Para isso, contribuiu a iniciativa pioneira de Dom Silvério Gomes Pimenta, o primeiro bispo negro do Brasil, Bispo e posteriormente Arcebispo de Mariana, em Minas Gerais, que em 1893 trouxe para a cidade de Juiz de Fora, hoje sede de nossa Arquidiocese, a Congregação dos Padres Redentoristas. Tal iniciativa foi secundada pelo Bispo de São Paulo, Dom Joaquim Arcoverde de Albuquerque Cavalcanti que, no ano seguinte, conseguiu na Baviera, a vinda de Redentoristas para a sua diocese, colocando-os em Aparecida, ampliando assim o trabalho catequético, evangelizador e missionário, além da assistência cotidiana dos Sacramentos. Concretiza-se assim o ideal do fundador, Santo Afonso Maria de Ligorio, que era de evangelizar os abandonados.
Como já referido em outro artigo de nossa autoria, não há dúvidas que o maior de todos os milagres acontecidos em Aparecida tem sido a inexplicável força deste singelo símbolo. Uma imagenzinha de 36 centímetros, de terra-cota, já considerada desprezível, atirada em dois pedaços no fundo de um rio, apanhada por humildes pescadores, vem arrastando crescentes romarias, chegando hoje a multidões incalculáveis que buscam o Senhor, na casa de Maria. A IX Romaria do Terço dos Homens, a acontecer no próximo sábado, 18 de fevereiro, já conta com inscrição de mais de 70 mil pessoas. A devoção a Maria foi sempre cristológica, sabendo-se que quem busca Maria, a busca por ser mãe de Jesus, o Divino Salvador, tendo profundo sentido bíblico.
Diz Moisés Alves dos Santos, comentarista das agendas da editora Ave Maria, falando das experiências de fé em Aparecida: A “aparição” de Maria em terras brasileiras é simples... O extraordinário é que se tornou essa experiência fundante: quantas conversões, quantas promessas, quantas curas! ... É próprio de Deus atuar a partir de uma experiência simples. Foi assim que Abraão foi chamado para ser pai de uma grande multidão, após uma simples experiência com o céu estrelado. Foi assim também que Jeremias aderiu à sua missão, após ter a visão de uma “panela fervendo”. (Agenda Ave Maria, 2017, 12 de outubro).

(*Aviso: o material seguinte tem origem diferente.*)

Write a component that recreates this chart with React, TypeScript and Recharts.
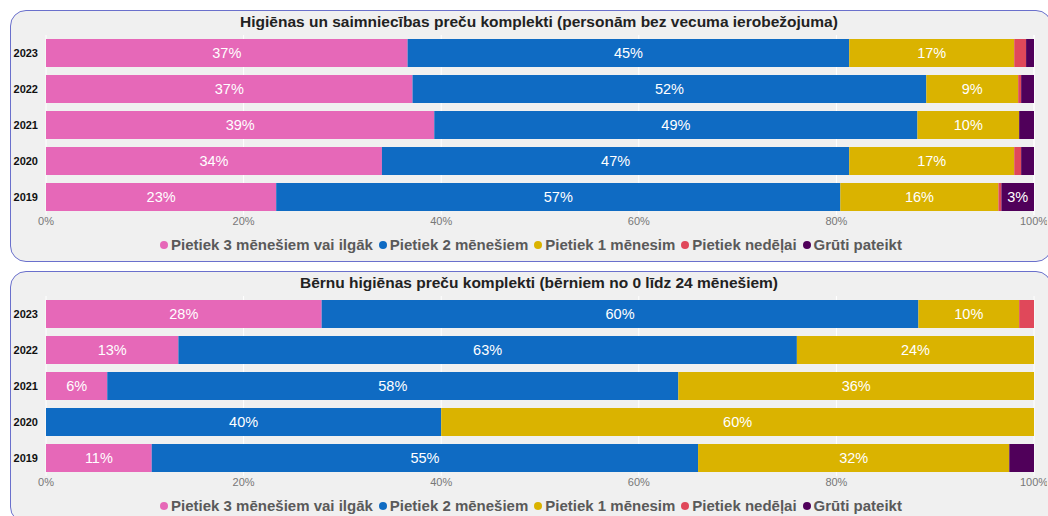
import { BarChart, Bar, XAxis, YAxis, CartesianGrid, LabelList } from 'recharts';

const years = ['2023', '2022', '2021', '2020', '2019'];
const seriesNames = [
  'Pietiek 3 mēnešiem vai ilgāk',
  'Pietiek 2 mēnešiem',
  'Pietiek 1 mēnesim',
  'Pietiek nedēļai',
  'Grūti pateikt',
];
const seriesColors = ['#e668b8', '#0f6bc3', '#dab300', '#e0485a', '#50005a'];
const xTicks = [0, 20, 40, 60, 80, 100];

// personām bez vecuma ierobežojuma
const adult3m = [36.6, 37.1, 39.3, 34.0, 23.3];
const adult2m = [44.7, 52.0, 48.9, 47.3, 57.1];
const adult1m = [16.7, 9.3, 10.3, 16.7, 16.0];
const adultWeek = [1.2, 0.3, 0, 0.7, 0.3];
const adultHard = [0.8, 1.3, 1.5, 1.3, 3.3];

// bērniem no 0 līdz 24 mēnešiem
const child3m = [27.9, 13.4, 6.2, 0, 10.7];
const child2m = [60.4, 62.6, 57.8, 40.0, 55.3];
const child1m = [10.2, 24.0, 36.0, 60.0, 31.5];
const childWeek = [1.5, 0, 0, 0, 0];
const childHard = [0, 0, 0, 0, 2.5];

const keys = ['s0', 's1', 's2', 's3', 's4'];

function buildRows(cols: number[][]) {
  return years.map((year, i) => {
    const row: { [k: string]: any } = { year };
    cols.forEach((c, j) => (row[keys[j]] = c[i]));
    return row;
  });
}

const adultData = buildRows([adult3m, adult2m, adult1m, adultWeek, adultHard]);
const childData = buildRows([child3m, child2m, child1m, childWeek, childHard]);

const FONT = '"Liberation Sans", Arial, sans-serif';

const labelFmt = (v: any) => (typeof v === 'number' && v >= 3 ? `${Math.round(v)}%` : '');

function Legend() {
  return (
    <div
      style={{
        display: 'flex',
        justifyContent: 'center',
        alignItems: 'center',
        gap: 6,
        fontFamily: FONT,
        fontWeight: 700,
        fontSize: 15,
        color: '#5a5a5a',
        whiteSpace: 'nowrap',
      }}
    >
      {seriesNames.map((n, i) => (
        <span key={n} style={{ display: 'flex', alignItems: 'center' }}>
          <span
            style={{
              width: 8,
              height: 8,
              borderRadius: 4,
              background: seriesColors[i],
              marginRight: 3,
              display: 'inline-block',
            }}
          />
          {n}
        </span>
      ))}
    </div>
  );
}

function Panel({ top, title, data, plotTop }: { top: number; title: string; data: any[]; plotTop: number }) {
  return (
    <div
      style={{
        position: 'absolute',
        left: 10,
        top,
        width: 1040,
        height: 250,
        border: '1px solid #6a70cc',
        borderRadius: 16,
        background: '#f0f0f0',
        overflow: 'hidden',
      }}
    >
      <div
        style={{
          position: 'absolute',
          left: 0,
          width: 1056,
          top: 2,
          textAlign: 'center',
          fontFamily: FONT,
          fontWeight: 700,
          fontSize: 15.5,
          color: '#222',
        }}
      >
        {title}
      </div>
      <div style={{ position: 'absolute', left: 0, top: 0 }}>
        <BarChart
          width={1036}
          height={plotTop + 180 + 30}
          data={data}
          layout="vertical"
          barCategoryGap={4}
          margin={{ top: plotTop, right: 13, left: 0, bottom: 0 }}
        >
          <CartesianGrid horizontal={false} stroke="#ffffff" strokeWidth={1} />
          <XAxis
            type="number"
            domain={[0, 100]}
            ticks={xTicks}
            tickFormatter={(v) => `${v}%`}
            axisLine={false}
            tickLine={false}
            tickSize={0}
            tickMargin={2}
            height={30}
            interval={0}
            tick={{ fontSize: 11, fill: '#777', fontFamily: FONT }}
          />
          <YAxis
            type="category"
            dataKey="year"
            width={35}
            axisLine={false}
            tickLine={false}
            tickSize={0}
            tickMargin={8}
            tick={{ fontSize: 11, fill: '#111', fontWeight: 700, fontFamily: FONT }}
          />
          {keys.map((k, i) => (
            <Bar key={k} dataKey={k} stackId="a" fill={seriesColors[i]} isAnimationActive={false}>
              <LabelList
                dataKey={k}
                position="center"
                formatter={labelFmt}
                fill="#ffffff"
                style={{ fontSize: 14.5, fontFamily: FONT }}
              />
            </Bar>
          ))}
        </BarChart>
      </div>
      <div style={{ position: 'absolute', left: 0, width: 1040, top: plotTop + 180 + 21 }}>
        <Legend />
      </div>
    </div>
  );
}

export default function App() {
  return (
    <div style={{ position: 'fixed', left: 0, top: 0, width: 1048, height: 516, background: '#fff', overflow: 'hidden' }}>
      <Panel
        top={10}
        title="Higiēnas un saimniecības preču komplekti (personām bez vecuma ierobežojuma)"
        data={adultData}
        plotTop={24}
      />
      <Panel
        top={271}
        title="Bērnu higiēnas preču komplekti (bērniem no 0 līdz 24 mēnešiem)"
        data={childData}
        plotTop={24}
      />
    </div>
  );
}
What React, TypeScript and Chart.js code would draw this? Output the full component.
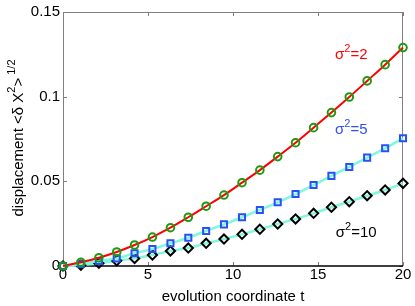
import React, { useEffect, useRef } from "react";
import { Chart, registerables } from "chart.js";

Chart.register(...registerables);

const T = [0, 1.05, 2.11, 3.16, 4.21, 5.26, 6.32, 7.37, 8.42, 9.47, 10.53, 11.58, 12.63, 13.68, 14.74, 15.79, 16.84, 17.89, 18.95, 20];
const S2 = [0, 0.0022, 0.0049, 0.0083, 0.0124, 0.0171, 0.0226, 0.0288, 0.0353, 0.0419, 0.0492, 0.0566, 0.0646, 0.0728, 0.0817, 0.0906, 0.0998, 0.1093, 0.1189, 0.1290];
const S5 = [0, 0.0012, 0.003, 0.0045, 0.0075, 0.0100, 0.0134, 0.0167, 0.0207, 0.0246, 0.0288, 0.0331, 0.0376, 0.0425, 0.0478, 0.0532, 0.0585, 0.0640, 0.0695, 0.0754];
const S10 = [0, 0.0005, 0.0016, 0.0031, 0.0045, 0.0065, 0.0089, 0.0106, 0.0134, 0.0159, 0.0187, 0.0217, 0.0248, 0.0278, 0.0311, 0.0347, 0.0380, 0.0415, 0.0449, 0.0488];
const X_TICKS = [0, 5, 10, 15, 20];
const Y_TICKS = [0, 0.05, 0.1, 0.15];
const LABELS = [
  { base: "\u03c3", sup: "2", rest: "=2", t: 16.0, v: 0.1247, color: "#ff0000" },
  { base: "\u03c3", sup: "2", rest: "=5", t: 16.0, v: 0.0803, color: "#3050f0" },
  { base: "\u03c3", sup: "2", rest: "=10", t: 16.05, v: 0.0197, color: "#000000" },
];

const FONT = "Liberation Sans, Arial, sans-serif";

const pts = (ys: number[]) => ys.map((y, i) => ({ x: T[i], y }));

const decor = {
  id: "decor",
  beforeDatasetsDraw(chart: any) {
    const { ctx, chartArea: a, scales } = chart;
    ctx.save();
    ctx.lineWidth = 1;
    ctx.strokeStyle = "#808080";
    ctx.beginPath();
    ctx.moveTo(a.left + 0.5, a.bottom);
    ctx.lineTo(a.left + 0.5, a.top + 0.5);
    ctx.lineTo(a.right - 0.5, a.top + 0.5);
    ctx.lineTo(a.right - 0.5, a.bottom);
    ctx.stroke();
    const L = 4;
    ctx.beginPath();
    for (const v of X_TICKS) {
      const x = Math.round(scales.x.getPixelForValue(v)) + 0.5;
      ctx.moveTo(x, a.top);
      ctx.lineTo(x, a.top + L);
      ctx.moveTo(x, a.bottom);
      ctx.lineTo(x, a.bottom - L);
    }
    for (const v of Y_TICKS) {
      const y = Math.round(scales.y.getPixelForValue(v)) + 0.5;
      ctx.moveTo(a.left, y);
      ctx.lineTo(a.left + L, y);
      ctx.moveTo(a.right, y);
      ctx.lineTo(a.right - L, y);
    }
    ctx.stroke();
    ctx.strokeStyle = "#000000";
    ctx.lineWidth = 1.5;
    ctx.beginPath();
    ctx.moveTo(a.left, a.bottom);
    ctx.lineTo(a.right, a.bottom);
    ctx.stroke();
    ctx.restore();
  },
  afterDraw(chart: any) {
    const { ctx, chartArea: a, scales } = chart;
    ctx.save();
    ctx.textBaseline = "middle";
    for (const l of LABELS) {
      const x = scales.x.getPixelForValue(l.t);
      const y = scales.y.getPixelForValue(l.v);
      ctx.fillStyle = l.color;
      ctx.font = `15px ${FONT}`;
      ctx.textAlign = "left";
      ctx.fillText(l.base, x, y);
      const w = ctx.measureText(l.base).width;
      ctx.font = `11px ${FONT}`;
      ctx.fillText(l.sup, x + w, y - 6);
      const ws = ctx.measureText(l.sup).width;
      ctx.font = `15px ${FONT}`;
      ctx.fillText(l.rest, x + w + ws, y);
    }
    ctx.fillStyle = "#000";
    ctx.font = `15px ${FONT}`;
    ctx.textAlign = "center";
    ctx.fillText("evolution coordinate t", (a.left + a.right) / 2, 297);
    const parts = [
      { s: "displacement <\u03b4 X", sup: false },
      { s: "2", sup: true },
      { s: ">", sup: false },
      { s: " 1/2", sup: true },
    ];
    let total = 0;
    for (const p of parts) {
      ctx.font = p.sup ? `11px ${FONT}` : `15px ${FONT}`;
      total += ctx.measureText(p.s).width;
    }
    ctx.translate(19, 138);
    ctx.rotate(-Math.PI / 2);
    ctx.textAlign = "left";
    let cx = -total / 2;
    for (const p of parts) {
      ctx.font = p.sup ? `11px ${FONT}` : `15px ${FONT}`;
      ctx.fillText(p.s, cx, p.sup ? -7 : 0);
      cx += ctx.measureText(p.s).width;
    }
    ctx.restore();
  },
};

export default function App() {
  const ref = useRef<HTMLCanvasElement>(null);
  useEffect(() => {
    const chart = new Chart(ref.current as HTMLCanvasElement, {
      type: "scatter",
      data: {
        datasets: [
          {
            data: pts(S2),
            showLine: true,
            borderColor: "#ff0000",
            borderWidth: 2,
            cubicInterpolationMode: "monotone",
            pointStyle: "circle",
            pointRadius: 3.8,
            pointBorderWidth: 2,
            pointBorderColor: "#1f9a10",
            pointBackgroundColor: "rgba(0,0,0,0)",
            clip: false,
          } as any,
          {
            data: pts(S5),
            showLine: true,
            borderColor: "#80f8dc",
            borderWidth: 2.5,
            cubicInterpolationMode: "monotone",
            pointStyle: "rect",
            pointRadius: 4.3,
            pointBorderWidth: 2,
            pointBorderColor: "#2850f5",
            pointBackgroundColor: "rgba(0,0,0,0)",
            clip: false,
          } as any,
          {
            data: pts(S10),
            showLine: true,
            borderColor: "#80f8dc",
            borderWidth: 2.5,
            cubicInterpolationMode: "monotone",
            pointStyle: "rectRot",
            pointRadius: 4.6,
            pointBorderWidth: 2,
            pointBorderColor: "#000000",
            pointBackgroundColor: "rgba(0,0,0,0)",
            clip: false,
          } as any,
        ],
      },
      options: {
        animation: false,
        responsive: false,
        maintainAspectRatio: false,
        layout: { padding: { left: 0, top: 12, right: 12, bottom: 0 } },
        plugins: { legend: { display: false }, tooltip: { enabled: false } },
        scales: {
          x: {
            type: "linear",
            min: 0,
            max: 20,
            afterBuildTicks: (s: any) => {
              s.ticks = X_TICKS.map((v) => ({ value: v }));
            },
            grid: { display: false, drawTicks: false },
            border: { display: false },
            ticks: { color: "#000", font: { family: FONT, size: 15 }, padding: 0, maxRotation: 0 },
            afterFit: (s: any) => {
              s.height = 40;
            },
          },
          y: {
            type: "linear",
            min: 0,
            max: 0.15,
            afterBuildTicks: (s: any) => {
              s.ticks = Y_TICKS.map((v) => ({ value: v }));
            },
            grid: { display: false, drawTicks: false },
            border: { display: false },
            ticks: {
              color: "#000",
              font: { family: FONT, size: 15 },
              padding: 3,
              callback: (v: any) => String(Number(Number(v).toFixed(2))),
            },
            afterFit: (s: any) => {
              s.width = 63;
            },
          },
        },
      },
      plugins: [decor],
    });
    return () => chart.destroy();
  }, []);
  return (
    <div style={{ position: "fixed", left: 0, top: 0, width: 415, height: 306, background: "#fff" }}>
      <canvas ref={ref} width={415} height={306} style={{ width: 415, height: 306 }} />
    </div>
  );
}
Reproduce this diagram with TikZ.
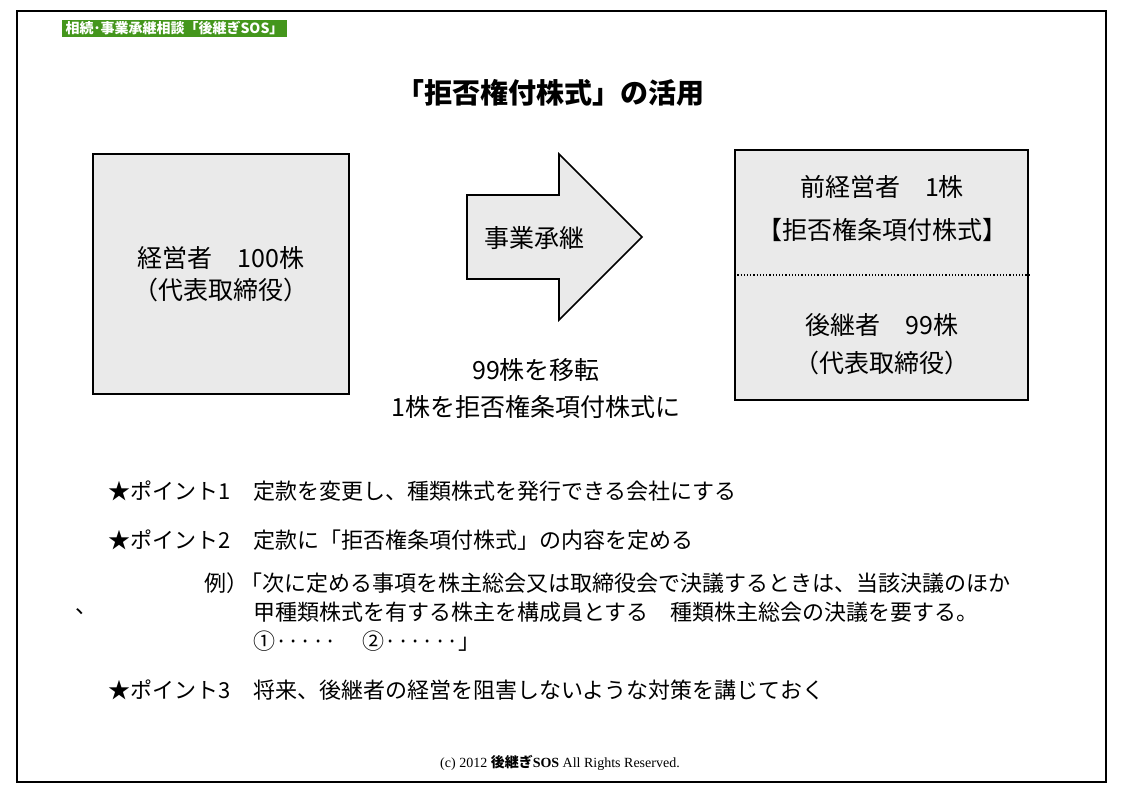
\documentclass[tikz,border=0pt]{standalone}
\usepackage{fontspec}
\setmainfont{Noto Sans CJK JP}
\newfontfamily\latinserif{Liberation Serif}
\usepackage{xcolor}
\usepackage{tikz}
\definecolor{cpanel}{RGB}{234,234,234}
\definecolor{cbadge}{RGB}{68,150,28}

\begin{document}
\begin{tikzpicture}[x=1pt,y=-1pt,
  panel/.style={draw,line width=1.6pt,fill=cpanel},
  big/.style={font=\fontsize{25}{32}\selectfont,align=center},
  body/.style={font=\fontsize{22}{26}\selectfont,anchor=west,inner sep=0pt},
]
\useasboundingbox (0,0) rectangle (1122,793);
\draw[line width=1.5pt] (17,11) rectangle (1106,782);
\node[fill=cbadge,text=white,font=\bfseries\fontsize{14}{14}\selectfont,minimum width=225pt,minimum height=17pt,inner sep=0pt] (badge) at (174.5,28.5) {相続･事業承継相談「後継ぎSOS」};
\node[font=\bfseries\fontsize{28}{32}\selectfont] (title) at (550,93) {「拒否権付株式」の活用};

\node[panel,big,minimum width=256pt,minimum height=240pt] (owner) at (221,274) {経営者　100株\\（代表取締役）};

\draw[line width=1.6pt,fill=cpanel] (467,195) -- (559,195) -- (559,154) -- (642,237) -- (559,320) -- (559,279) -- (467,279) -- cycle;
\node[big] (handover) at (534,238) {事業承継};
\node[big] (move) at (536,370) {99株を移転};
\node[big] (convert) at (536,407) {1株を拒否権条項付株式に};

\node[panel,minimum width=293pt,minimum height=250pt] (after) at (881.5,275) {};
\draw[dotted,line width=1.2pt] (after.west) -- (after.east);
\node[big] (former) at (882,187) {前経営者　1株};
\node[big] (veto) at (882,230) {【拒否権条項付株式】};
\node[big] (heir) at (882,325) {後継者　99株};
\node[big] (heirrole) at (882,363) {（代表取締役）};

\node[body] (p1) at (108,491) {★ポイント1};
\node[body] (p1t) at (253,491) {定款を変更し、種類株式を発行できる会社にする};
\node[body] (p2) at (108,540) {★ポイント2};
\node[body] (p2t) at (253,540) {定款に「拒否権条項付株式」の内容を定める};
\node[body,anchor=east] (ex) at (249,583) {例）};
\node[body] (q1) at (240,583) {「次に定める事項を株主総会又は取締役会で決議するときは、当該決議のほか};
\node[body] (stray) at (75,612) {、};
\node[body] (q2) at (253,612) {甲種類株式を有する株主を構成員とする　種類株主総会の決議を要する。};
\node[body] (q3) at (253,641) {①·····\hspace{26pt}②······」};
\node[body] (p3) at (108,690) {★ポイント3};
\node[body] (p3t) at (253,690) {将来、後継者の経営を阻害しないような対策を講じておく};

\node[font=\fontsize{14}{16}\selectfont] (copy) at (560,763) {{\latinserif (c) 2012 }\textbf{後継ぎ}{\latinserif\bfseries SOS}{\latinserif{} All Rights Reserved.}};
\end{tikzpicture}
\end{document}
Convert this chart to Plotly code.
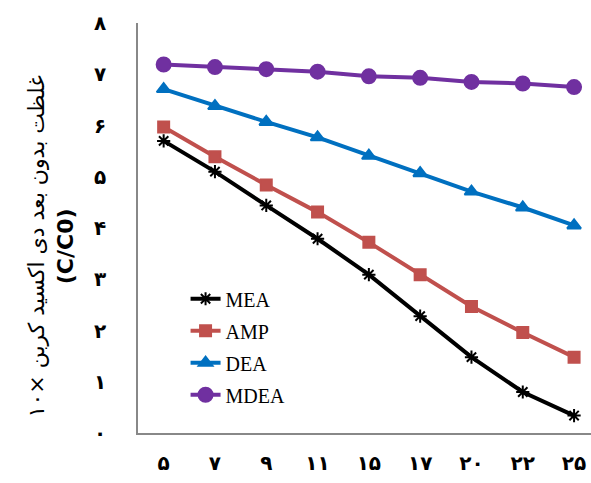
import plotly.graph_objects as go

categories = ["۵", "۷", "۹", "۱۱", "۱۵", "۱۷", "۲۰", "۲۲", "۲۵"]
y_ticks = [0, 1, 2, 3, 4, 5, 6, 7, 8]
y_ticktext = ["۰", "۱", "۲", "۳", "۴", "۵", "۶", "۷", "۸"]

mea = [5.70, 5.10, 4.44, 3.79, 3.09, 2.28, 1.48, 0.80, 0.34]
amp = [5.97, 5.39, 4.84, 4.31, 3.72, 3.09, 2.47, 1.96, 1.48]
dea = [6.71, 6.38, 6.07, 5.77, 5.41, 5.07, 4.71, 4.40, 4.05]
mdea = [7.19, 7.14, 7.10, 7.05, 6.96, 6.93, 6.85, 6.82, 6.75]

series = [
    ("MEA", mea, "#000000", "asterisk-open", 11),
    ("AMP", amp, "#C0504D", "square", 11),
    ("DEA", dea, "#0070C0", "triangle-up", 12),
    ("MDEA", mdea, "#7030A0", "circle", 14),
]

fig = go.Figure()
xs = list(range(len(categories)))
for i, (name, vals, color, sym, size) in enumerate(series):
    fig.add_trace(go.Scatter(
        x=xs, y=vals, name=name, mode="lines+markers",
        line=dict(color=color, width=4),
        marker=dict(symbol=sym, size=size, color=color,
                    line=dict(color=color, width=2)),
        legendgroup=name,
    ))

fig.update_layout(
    width=591, height=483,
    margin=dict(l=138, r=0, t=23, b=50),
    plot_bgcolor="white", paper_bgcolor="white",
    showlegend=True,
    legend=dict(
        x=0.105, y=0.375, xanchor="left", yanchor="top",
        font=dict(family="Liberation Serif", size=20, color="#000"),
        tracegroupgap=3, traceorder="grouped",
        bgcolor="rgba(0,0,0,0)",
    ),
    xaxis=dict(
        tickvals=xs, ticktext=categories,
        range=[-0.5, 8.33],
        showline=True, linecolor="#888888", linewidth=1.5,
        showgrid=False, zeroline=False, ticks="",
        tickfont=dict(family="DejaVu Sans", size=20, color="#000", weight="bold"),
        ticklabelstandoff=11,
    ),
    yaxis=dict(
        tickvals=y_ticks, ticktext=y_ticktext,
        range=[0, 8],
        showline=True, linecolor="#888888", linewidth=1.5,
        showgrid=False, zeroline=False, ticks="",
        tickfont=dict(family="DejaVu Sans", size=20, color="#000", weight="bold"),
        ticklabelstandoff=26,
    ),
    annotations=[
        dict(
            text="غلظت بدون بعد دی اکسید کربن ×۱۰<br><b>(C/C0)</b>",
            xref="paper", yref="paper", x=-0.19, y=0.455,
            xanchor="center", yanchor="middle",
            textangle=-90, showarrow=False,
            font=dict(family="DejaVu Sans", size=22, color="#000"),
        )
    ],
)

fig.write_html("out.html")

Podemos acrescentar à reflexão as contínuas atitudes de Jesus, que empregava elementos muito simples para suas pregações, a fim de comunicar verdades de grande profundidade. Assim foi com a semente de mostarda, com um pouco de lama feita com a sua saliva e um pouco de terra para curar o cego de nascença, e o pão, o mais comum dos alimentos, para instituir o mais sublime dos Sacramentos que é a Sagrada Eucaristia.
Os elementos materiais, tão pequenos a aparentemente insignificantes, tornam-se pela forma simbólica, a causa de coisas imensamente maiores, sobrenaturais, transformadoras, edificadoras, força e intermediação da Salvação. Só Deus pode fazer isto!
Maria, a humilde serva, jovenzinha de Nazaré, foi escolhida pela iniciativa divina para ser o canal intermediador da Salvação, sendo mãe do Filho de Deus encarnado. Sua singela súplica nas Bodas de Caná resultou no primeiro milagre de Cristo, o início de sua vida pública, segundo o evangelho de São João.
A ação de Maria, pelo divino desígnio dos mistérios de Deus, prossegue realizando a obra misericordiosa do Pai, que após 300 anos, vem atraindo e acolhendo o povo fiel do Brasil, na conta de seus filhos queridos.